US President Donald Trump has expressed optimism that the Gulf nations would provide more money for stabilization efforts in Syria — including up to $4 billion from Saudi Arabia — though officials who attended the session said they weren’t clear what the basis for Trump’s confidence was.

Recently, Trump had announced for “very early” withdrawal of US forces from Syria. Saudi Arabia’s Crown Prince was quick to respond to Trump’s announcement asking US to keep forces in Syria for protecting the region from Iranian growing influence.

The  person familiar with meeting said attendees left “beside themselves” about how a hasty withdrawal and cutting of funds for recovery projects like restoring water and power and rebuilding roads could affect the future of Syria, and make it more likely that ISIS could return to prominence.

The official said, “It is a huge gamble that ISIS is not going to come back and that we are going to rely on others to stabilize Syria. The President blasted Obama for a timeline in Iraq, but that is in essence what we have been given.”

The White House said in a statement on Wednesday it remains committed to battling Daesh (IS), a sign that Trump’s desire to withdraw troops won’t happen in the near-term. But Trump has told his advisers that remaining elements of ISIS in Syria should be defeated quickly so American troops can return home.

He’s also continually returned to what he views as insufficient support from US allies in the region. Sanders said Wednesday that Trump was insistent “our allies and partners in the region, who have a lot more at risk, to put more skin in the game.”

Trump met last month with Saudi Crown Prince Mohammed bin Salman, the country’s de facto leader in White House and happily described the huge defence deals between the two countries. Later he spoke by phone this week with the Saudi king Salman bin Abdul Aziz and the Emir of Qatar Tamim bin Hamad Al-Thani and discussed, among other issues, the developments in Syria. issue arose, according to the White House.

Trump’s opinion about early withdrawal from Syria was also countered by the CIA Director Mike Pompeo, who is tapped to serve as secretary of state — has told him that an immediate withdrawal from Syria would be a mistake. For now there is no Secretary of State after the sudden exit of Rex Tillerson.

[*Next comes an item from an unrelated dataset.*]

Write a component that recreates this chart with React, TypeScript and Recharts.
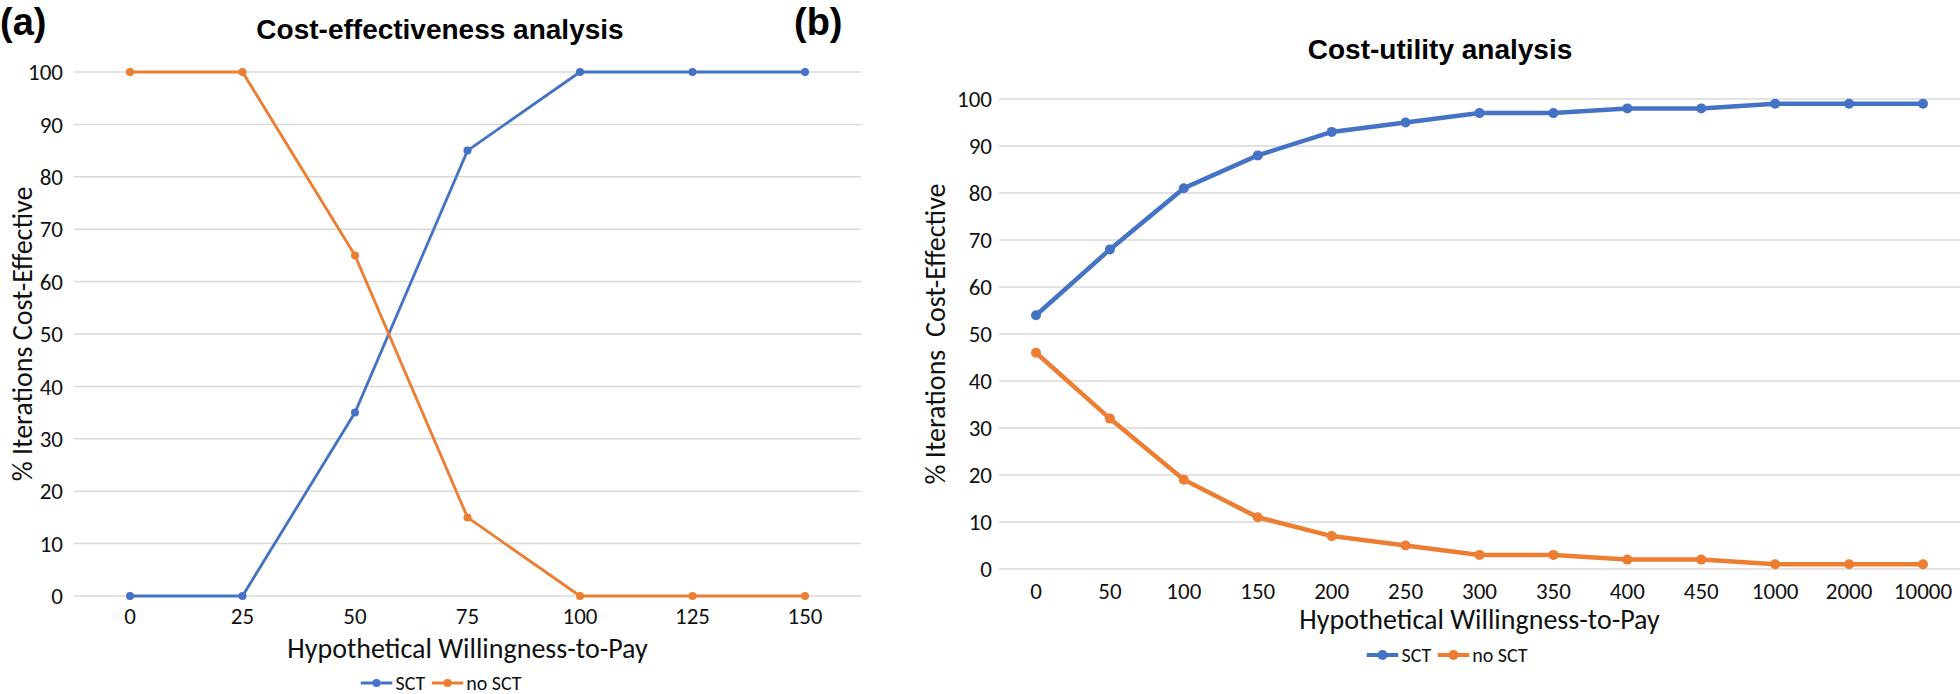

The incoming national security adviser John Bolton didn’t participate in Tuesday’s session at the White House. Trump has told confidants that he believes Bolton “has his back” on the Syria matter. It’s not clear where Bolton stands on the issue, however, though he has favoured actions that thwart Iran’s influence in the region. Bolton hasn’t talked about Syria since accepting the position last month.